** RECORD LIST **
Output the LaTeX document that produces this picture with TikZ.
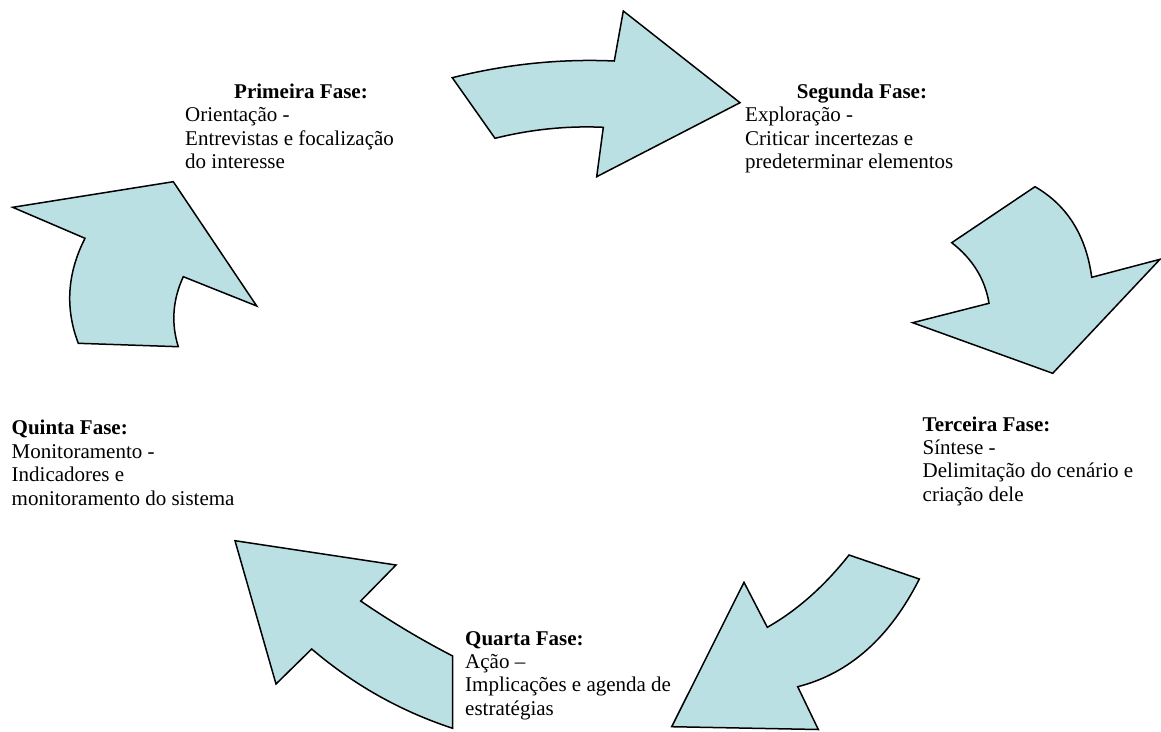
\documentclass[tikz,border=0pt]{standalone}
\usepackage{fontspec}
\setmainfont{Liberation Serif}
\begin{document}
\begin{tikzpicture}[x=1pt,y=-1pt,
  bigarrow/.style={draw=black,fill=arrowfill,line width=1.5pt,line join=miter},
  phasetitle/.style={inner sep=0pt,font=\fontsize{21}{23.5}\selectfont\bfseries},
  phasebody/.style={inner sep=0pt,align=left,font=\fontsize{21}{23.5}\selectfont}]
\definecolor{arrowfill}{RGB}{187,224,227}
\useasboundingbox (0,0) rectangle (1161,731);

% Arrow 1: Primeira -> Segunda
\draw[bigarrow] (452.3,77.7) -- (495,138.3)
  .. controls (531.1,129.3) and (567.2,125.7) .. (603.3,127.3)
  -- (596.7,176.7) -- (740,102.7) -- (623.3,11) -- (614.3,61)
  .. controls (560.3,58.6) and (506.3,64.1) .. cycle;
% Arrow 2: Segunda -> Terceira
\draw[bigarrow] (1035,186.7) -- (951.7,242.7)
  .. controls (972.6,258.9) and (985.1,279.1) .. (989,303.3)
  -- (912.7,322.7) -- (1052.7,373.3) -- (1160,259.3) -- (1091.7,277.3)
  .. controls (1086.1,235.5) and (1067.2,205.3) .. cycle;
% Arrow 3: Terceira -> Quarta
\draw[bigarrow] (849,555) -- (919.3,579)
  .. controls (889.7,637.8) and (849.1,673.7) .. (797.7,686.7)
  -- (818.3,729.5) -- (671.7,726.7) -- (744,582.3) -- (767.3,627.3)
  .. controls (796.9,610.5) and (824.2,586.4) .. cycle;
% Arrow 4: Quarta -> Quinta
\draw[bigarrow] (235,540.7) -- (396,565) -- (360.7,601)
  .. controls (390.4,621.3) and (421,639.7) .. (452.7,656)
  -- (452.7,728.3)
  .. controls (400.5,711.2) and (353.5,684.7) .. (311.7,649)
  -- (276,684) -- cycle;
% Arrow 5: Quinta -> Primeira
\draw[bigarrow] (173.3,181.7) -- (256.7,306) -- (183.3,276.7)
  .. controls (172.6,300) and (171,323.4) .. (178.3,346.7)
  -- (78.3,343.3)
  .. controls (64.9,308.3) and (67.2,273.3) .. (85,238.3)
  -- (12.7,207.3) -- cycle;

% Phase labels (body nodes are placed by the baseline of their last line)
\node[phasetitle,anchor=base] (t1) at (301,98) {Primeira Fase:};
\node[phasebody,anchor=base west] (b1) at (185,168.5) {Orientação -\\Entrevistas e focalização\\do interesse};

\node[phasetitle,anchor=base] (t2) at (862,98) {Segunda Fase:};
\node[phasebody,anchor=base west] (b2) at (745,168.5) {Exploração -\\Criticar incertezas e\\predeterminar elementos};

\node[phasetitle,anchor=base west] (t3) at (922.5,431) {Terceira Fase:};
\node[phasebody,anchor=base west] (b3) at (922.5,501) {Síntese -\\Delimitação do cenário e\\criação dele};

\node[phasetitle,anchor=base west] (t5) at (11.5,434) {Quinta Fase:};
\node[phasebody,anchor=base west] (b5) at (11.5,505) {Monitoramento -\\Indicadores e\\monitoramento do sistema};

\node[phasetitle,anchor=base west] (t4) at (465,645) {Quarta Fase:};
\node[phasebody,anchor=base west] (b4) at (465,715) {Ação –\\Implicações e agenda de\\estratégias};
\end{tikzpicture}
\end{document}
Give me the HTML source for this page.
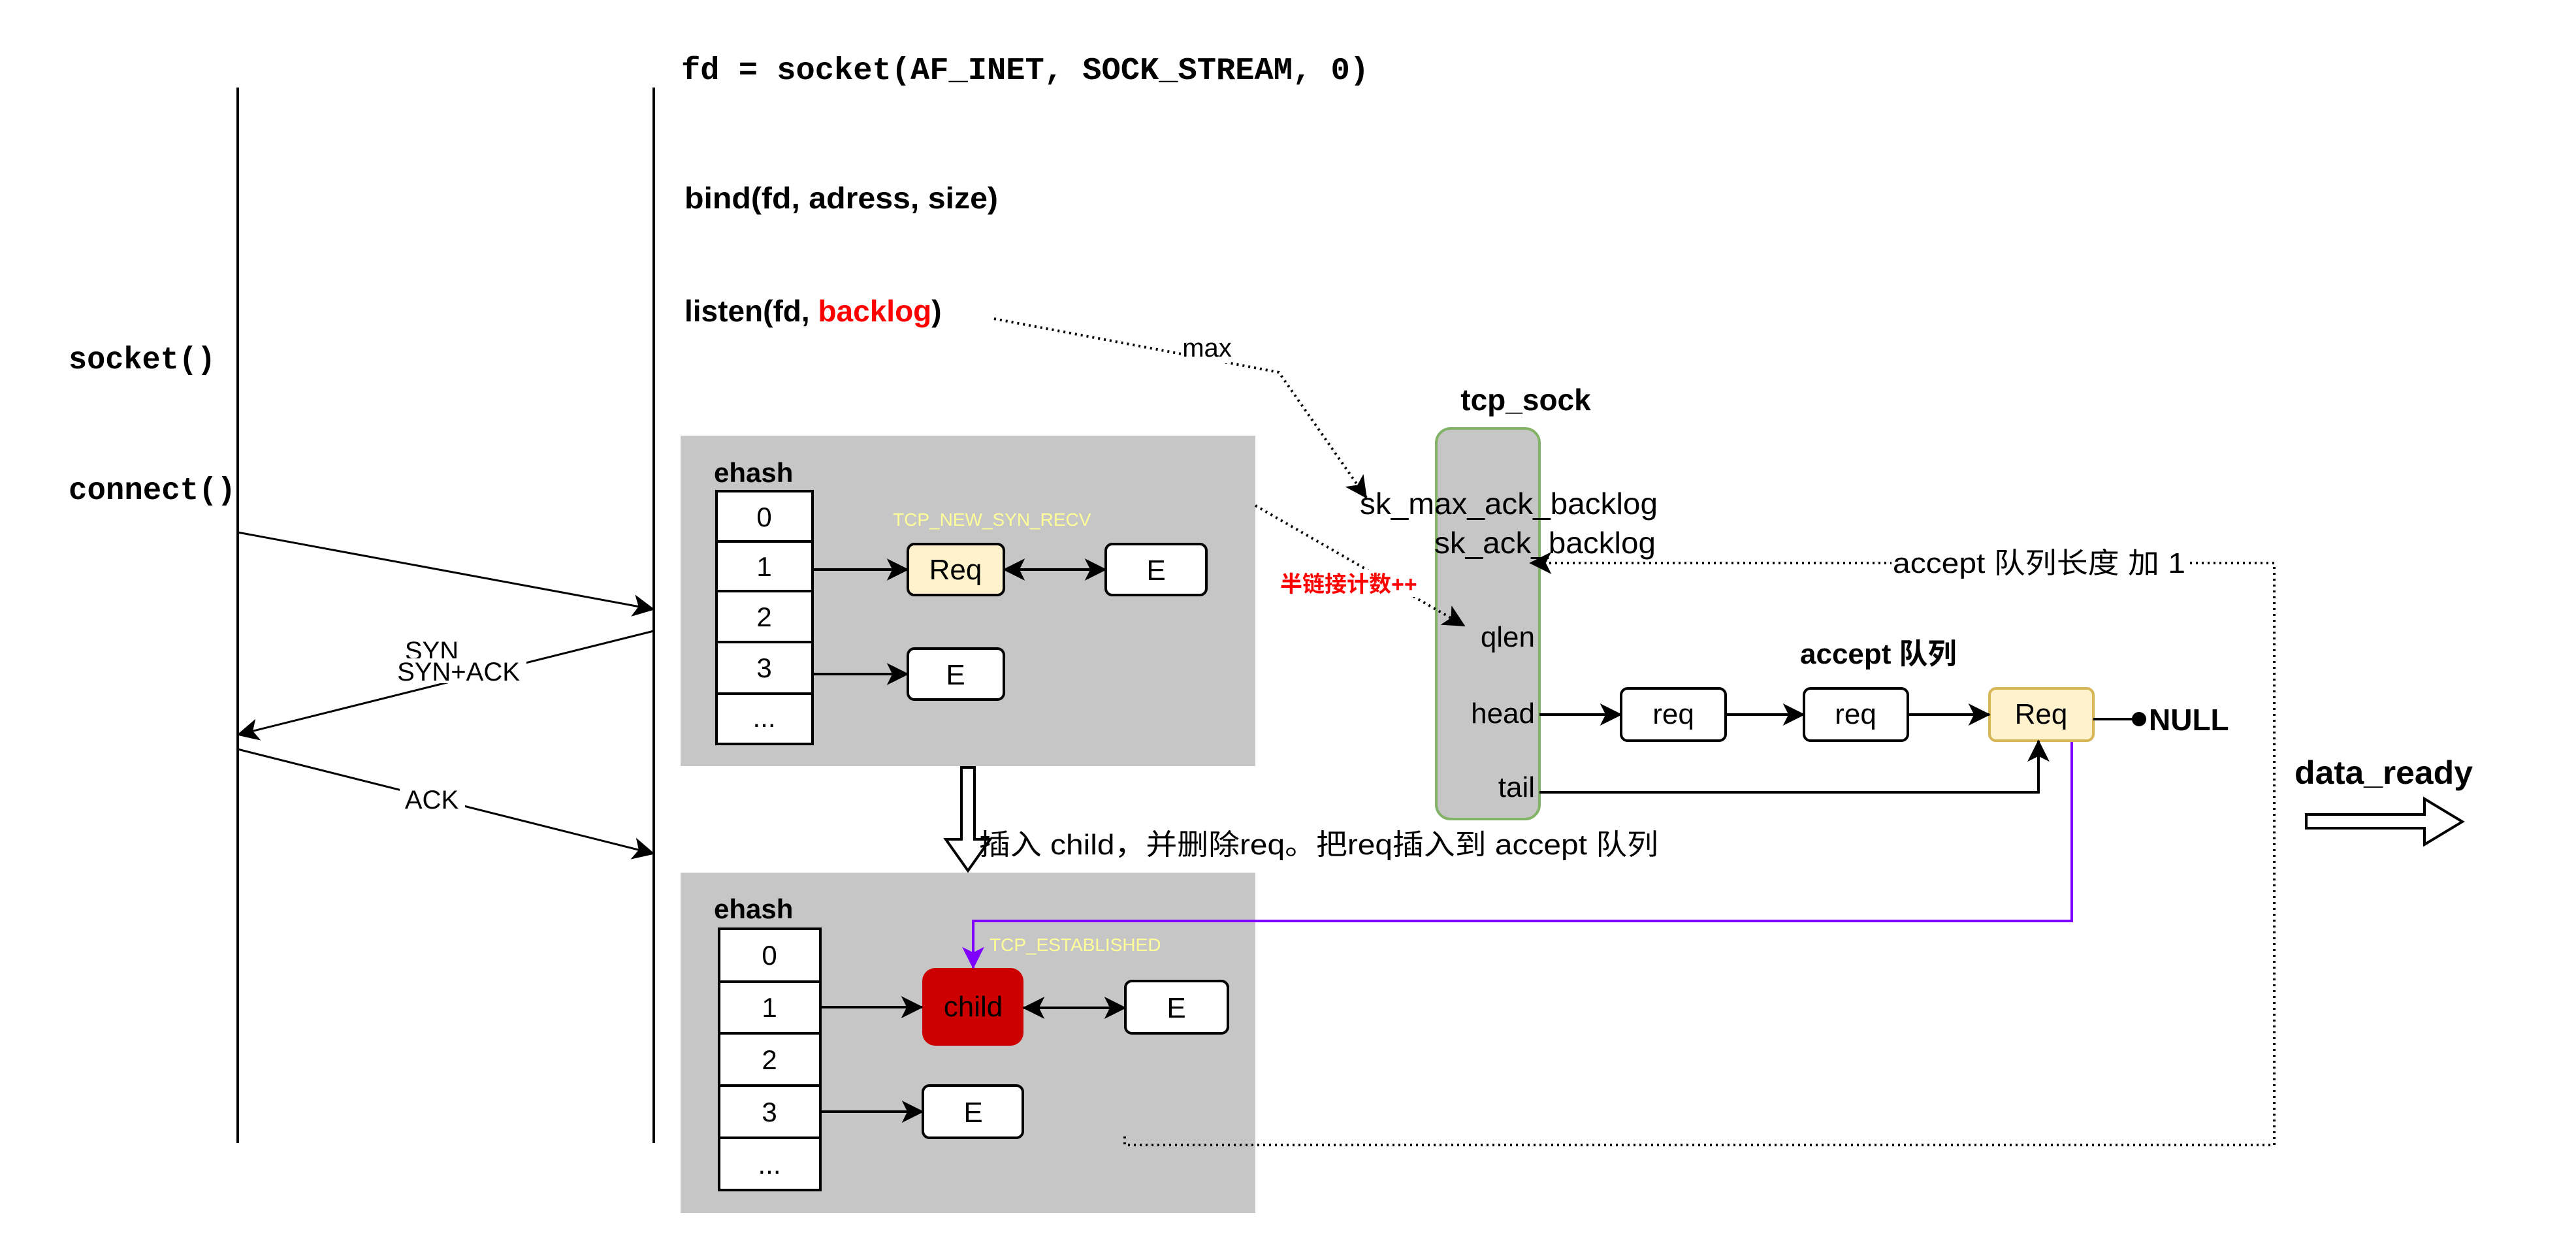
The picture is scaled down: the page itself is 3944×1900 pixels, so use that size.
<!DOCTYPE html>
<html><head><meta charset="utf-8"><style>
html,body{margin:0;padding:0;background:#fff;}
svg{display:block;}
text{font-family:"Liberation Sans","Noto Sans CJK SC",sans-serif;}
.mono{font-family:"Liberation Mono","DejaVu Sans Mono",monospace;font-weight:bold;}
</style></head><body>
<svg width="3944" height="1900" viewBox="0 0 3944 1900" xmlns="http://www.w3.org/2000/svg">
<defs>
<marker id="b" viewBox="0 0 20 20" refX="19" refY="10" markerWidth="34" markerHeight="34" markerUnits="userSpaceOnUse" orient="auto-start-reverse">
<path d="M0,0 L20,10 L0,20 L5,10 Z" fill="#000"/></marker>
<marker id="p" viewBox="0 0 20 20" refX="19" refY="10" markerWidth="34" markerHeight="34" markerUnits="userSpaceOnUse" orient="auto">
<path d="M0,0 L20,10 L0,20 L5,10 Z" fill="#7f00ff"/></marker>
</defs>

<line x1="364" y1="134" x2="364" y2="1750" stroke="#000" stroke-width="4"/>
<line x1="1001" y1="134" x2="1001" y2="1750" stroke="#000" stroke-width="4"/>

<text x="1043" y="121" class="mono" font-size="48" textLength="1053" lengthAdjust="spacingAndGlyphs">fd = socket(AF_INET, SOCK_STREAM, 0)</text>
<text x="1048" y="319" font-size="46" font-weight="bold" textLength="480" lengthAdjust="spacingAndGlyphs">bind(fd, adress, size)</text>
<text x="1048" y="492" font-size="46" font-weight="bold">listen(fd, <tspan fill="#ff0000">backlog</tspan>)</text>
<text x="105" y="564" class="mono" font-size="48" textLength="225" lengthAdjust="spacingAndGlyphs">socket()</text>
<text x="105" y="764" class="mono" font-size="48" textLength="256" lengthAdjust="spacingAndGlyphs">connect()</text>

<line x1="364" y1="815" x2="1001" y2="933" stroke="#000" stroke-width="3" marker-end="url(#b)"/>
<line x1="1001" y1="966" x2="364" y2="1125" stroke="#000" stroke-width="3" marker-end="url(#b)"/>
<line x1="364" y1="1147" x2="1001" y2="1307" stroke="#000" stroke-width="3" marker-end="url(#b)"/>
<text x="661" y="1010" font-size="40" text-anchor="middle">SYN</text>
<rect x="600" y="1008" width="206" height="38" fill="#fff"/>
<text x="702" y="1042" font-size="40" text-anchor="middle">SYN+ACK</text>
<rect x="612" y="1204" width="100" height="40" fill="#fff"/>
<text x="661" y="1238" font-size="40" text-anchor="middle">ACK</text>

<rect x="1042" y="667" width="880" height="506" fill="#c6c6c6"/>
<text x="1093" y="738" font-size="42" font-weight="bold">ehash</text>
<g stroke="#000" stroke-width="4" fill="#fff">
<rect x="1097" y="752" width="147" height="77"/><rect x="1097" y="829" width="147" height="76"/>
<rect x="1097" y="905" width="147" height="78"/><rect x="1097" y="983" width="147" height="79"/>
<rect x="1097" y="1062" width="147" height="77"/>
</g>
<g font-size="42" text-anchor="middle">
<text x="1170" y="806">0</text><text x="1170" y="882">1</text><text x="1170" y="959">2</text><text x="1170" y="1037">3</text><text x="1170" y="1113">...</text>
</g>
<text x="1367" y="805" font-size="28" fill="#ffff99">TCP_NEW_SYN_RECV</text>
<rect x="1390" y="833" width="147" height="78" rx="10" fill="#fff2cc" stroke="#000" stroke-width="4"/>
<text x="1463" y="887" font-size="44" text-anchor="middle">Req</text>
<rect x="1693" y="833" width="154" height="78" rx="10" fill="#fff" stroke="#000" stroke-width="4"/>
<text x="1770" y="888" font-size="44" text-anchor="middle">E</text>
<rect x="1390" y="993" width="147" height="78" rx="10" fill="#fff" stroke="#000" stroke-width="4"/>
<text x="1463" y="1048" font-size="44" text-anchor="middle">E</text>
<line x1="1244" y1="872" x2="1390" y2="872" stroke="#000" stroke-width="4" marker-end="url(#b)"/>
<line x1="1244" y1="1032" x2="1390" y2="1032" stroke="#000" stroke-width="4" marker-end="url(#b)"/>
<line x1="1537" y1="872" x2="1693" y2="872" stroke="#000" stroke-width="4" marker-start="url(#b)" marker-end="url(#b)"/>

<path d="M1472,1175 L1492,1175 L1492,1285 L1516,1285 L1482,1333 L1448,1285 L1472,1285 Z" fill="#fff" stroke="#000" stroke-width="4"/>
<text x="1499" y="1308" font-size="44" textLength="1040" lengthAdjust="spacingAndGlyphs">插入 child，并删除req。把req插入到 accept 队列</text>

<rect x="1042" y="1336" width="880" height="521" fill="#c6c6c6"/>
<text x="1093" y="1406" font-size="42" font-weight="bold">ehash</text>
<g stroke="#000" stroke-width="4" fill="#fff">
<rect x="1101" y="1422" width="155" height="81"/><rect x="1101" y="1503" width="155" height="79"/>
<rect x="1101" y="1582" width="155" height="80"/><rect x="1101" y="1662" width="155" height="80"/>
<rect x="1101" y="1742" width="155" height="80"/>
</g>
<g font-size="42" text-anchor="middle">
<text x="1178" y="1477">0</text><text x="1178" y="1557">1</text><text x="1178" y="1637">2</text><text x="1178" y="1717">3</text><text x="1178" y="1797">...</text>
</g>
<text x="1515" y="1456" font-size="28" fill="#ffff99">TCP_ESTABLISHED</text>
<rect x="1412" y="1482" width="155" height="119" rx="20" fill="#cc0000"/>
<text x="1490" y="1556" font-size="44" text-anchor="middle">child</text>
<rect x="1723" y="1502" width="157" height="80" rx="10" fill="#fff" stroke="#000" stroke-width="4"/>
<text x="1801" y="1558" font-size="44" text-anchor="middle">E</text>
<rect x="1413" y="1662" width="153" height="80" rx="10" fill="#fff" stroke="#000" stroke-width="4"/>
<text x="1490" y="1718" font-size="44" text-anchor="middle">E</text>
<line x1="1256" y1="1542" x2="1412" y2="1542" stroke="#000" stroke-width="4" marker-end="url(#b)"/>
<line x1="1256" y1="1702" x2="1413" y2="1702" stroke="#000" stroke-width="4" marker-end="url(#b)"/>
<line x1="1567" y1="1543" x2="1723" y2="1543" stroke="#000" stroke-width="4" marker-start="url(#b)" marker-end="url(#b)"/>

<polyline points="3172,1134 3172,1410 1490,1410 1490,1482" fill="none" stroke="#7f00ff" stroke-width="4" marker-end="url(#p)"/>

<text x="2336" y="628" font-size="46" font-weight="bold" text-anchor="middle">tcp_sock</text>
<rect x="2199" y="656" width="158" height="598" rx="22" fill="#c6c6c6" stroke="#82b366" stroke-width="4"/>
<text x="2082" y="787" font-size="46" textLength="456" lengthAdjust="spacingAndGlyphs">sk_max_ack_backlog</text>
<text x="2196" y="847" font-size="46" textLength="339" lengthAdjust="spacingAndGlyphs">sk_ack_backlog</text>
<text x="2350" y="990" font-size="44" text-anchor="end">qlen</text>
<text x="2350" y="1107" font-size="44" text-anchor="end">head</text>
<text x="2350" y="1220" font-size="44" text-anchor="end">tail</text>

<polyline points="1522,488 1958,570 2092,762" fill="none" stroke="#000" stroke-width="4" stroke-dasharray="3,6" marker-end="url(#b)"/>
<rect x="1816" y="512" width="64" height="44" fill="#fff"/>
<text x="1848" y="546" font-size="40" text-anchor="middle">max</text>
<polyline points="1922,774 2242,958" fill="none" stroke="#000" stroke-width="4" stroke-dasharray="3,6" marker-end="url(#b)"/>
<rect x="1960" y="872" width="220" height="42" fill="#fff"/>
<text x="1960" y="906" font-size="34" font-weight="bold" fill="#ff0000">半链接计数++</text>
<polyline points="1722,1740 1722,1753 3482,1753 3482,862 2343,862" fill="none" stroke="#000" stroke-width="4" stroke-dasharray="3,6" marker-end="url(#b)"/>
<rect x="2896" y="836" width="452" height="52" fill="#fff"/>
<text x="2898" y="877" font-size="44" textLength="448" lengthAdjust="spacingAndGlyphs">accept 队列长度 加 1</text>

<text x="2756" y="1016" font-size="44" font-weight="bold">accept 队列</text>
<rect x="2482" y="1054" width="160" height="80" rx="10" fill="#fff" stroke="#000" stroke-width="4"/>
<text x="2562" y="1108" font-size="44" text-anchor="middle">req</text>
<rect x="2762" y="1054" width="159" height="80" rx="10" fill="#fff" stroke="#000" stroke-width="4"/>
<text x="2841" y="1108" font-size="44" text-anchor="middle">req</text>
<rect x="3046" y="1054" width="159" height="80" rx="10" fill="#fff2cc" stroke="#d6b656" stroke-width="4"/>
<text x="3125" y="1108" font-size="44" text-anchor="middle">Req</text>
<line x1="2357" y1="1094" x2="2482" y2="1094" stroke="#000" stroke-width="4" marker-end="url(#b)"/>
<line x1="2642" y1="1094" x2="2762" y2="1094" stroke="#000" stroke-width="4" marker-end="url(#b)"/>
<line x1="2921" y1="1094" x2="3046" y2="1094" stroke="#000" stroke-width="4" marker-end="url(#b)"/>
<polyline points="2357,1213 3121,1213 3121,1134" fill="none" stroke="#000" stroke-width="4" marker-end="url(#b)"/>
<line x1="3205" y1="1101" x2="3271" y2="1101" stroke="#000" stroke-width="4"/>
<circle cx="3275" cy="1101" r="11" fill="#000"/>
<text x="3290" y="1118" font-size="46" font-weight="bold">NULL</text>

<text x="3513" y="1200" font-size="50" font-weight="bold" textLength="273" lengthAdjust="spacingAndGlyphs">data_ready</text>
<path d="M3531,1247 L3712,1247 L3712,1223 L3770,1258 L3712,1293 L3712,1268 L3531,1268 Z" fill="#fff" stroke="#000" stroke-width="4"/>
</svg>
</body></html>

** GOAL OF THE EXERCISE **
Take the records from their first line through the line containing "(0,0) rectangle (1161,731);" and please return exactly those lines, both ends included, minus the pictures.

** PROBLEM SOLUTION **
Output the LaTeX document that produces this picture with TikZ.
\documentclass[tikz,border=0pt]{standalone}
\usepackage{fontspec}
\setmainfont{Liberation Serif}
\begin{document}
\begin{tikzpicture}[x=1pt,y=-1pt,
  bigarrow/.style={draw=black,fill=arrowfill,line width=1.5pt,line join=miter},
  phasetitle/.style={inner sep=0pt,font=\fontsize{21}{23.5}\selectfont\bfseries},
  phasebody/.style={inner sep=0pt,align=left,font=\fontsize{21}{23.5}\selectfont}]
\definecolor{arrowfill}{RGB}{187,224,227}
\useasboundingbox (0,0) rectangle (1161,731);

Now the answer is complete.